Mais les ressemblances sont plus profondes : Becoming alien concerne les difficultés éprouvées par des étudiants terriens qui doivent faire leurs classes à l'université de la fédération galactique ; et si dans China Mountain Zhang Rafael devait effectivement se faire étudiant en Chine, avec la nécessaire adaptation à un environnement nouveau, Half the day is night passe en revue divers vécus d'étrangers : celui de David à Caribe, naturellement, mais aussi celui de Mayla dans la ville voisine elle aussi sous-marine de Marincite, et même dans les divers quartiers de sa propre ville, dans lesquels des immigrants d'origines variées (Haïti, Amérique Centrale) parlent diverses langues.
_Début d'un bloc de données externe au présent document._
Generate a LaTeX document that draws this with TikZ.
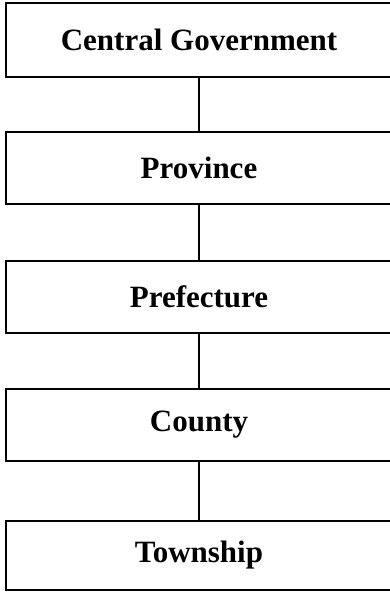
\documentclass[tikz,border=0pt]{standalone}
\usepackage{fontspec}
\setmainfont{Liberation Serif}
\tikzset{
	level/.style={draw, line width=1.2pt, minimum width=386pt, minimum height=72pt, inner sep=0pt, font=\fontsize{31}{36}\selectfont\bfseries},
	link/.style={line width=1.2pt}
}

\begin{document}
\begin{tikzpicture}[x=1pt, y=1pt]
		%%%%% START %%%%%
		\useasboundingbox (0, 0) rectangle (390, -592);
		\clip (0, 0) rectangle (390, -592);
		
		\node[level, minimum height=74pt] (central) at (199, -40) {Central Government};
		\node[level] (province) at (199, -168) {Province};
		\node[level] (prefecture) at (199, -297) {Prefecture};
		\node[level] (county) at (199, -425) {County};
		\node[level, minimum height=69pt] (township) at (199, -555.5) {Township};
		
		\draw[link] (central) -- (province);
		\draw[link] (province) -- (prefecture);
		\draw[link] (prefecture) -- (county);
		\draw[link] (county) -- (township);
		%%%%% END %%%%%
	\end{tikzpicture}
\end{document}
Ces motifs réapparaissent plus souvent de nos jours dans la SF américaine contemporaine (qui se rend compte qu'elle doit s'ouvrir au monde), même si les ouvrages réussis sur le sujet ne sont pas légion — je pense toutefois à la nouvelle “Tourists” de Lisa Goldstein, qui rendait de façon palpable l'inquiétude que l'on ressent dans un pays incompris.

On ne retrouvera pas ici la structure complexe que McHugh avait mise sur pied pour China Mountain Zhang. Mais bien de ses préoccupations se retrouvent ici dans des décors nouveaux. Un livre digne d'attention de la part d'une talentueuse révélation de ces trois dernières années.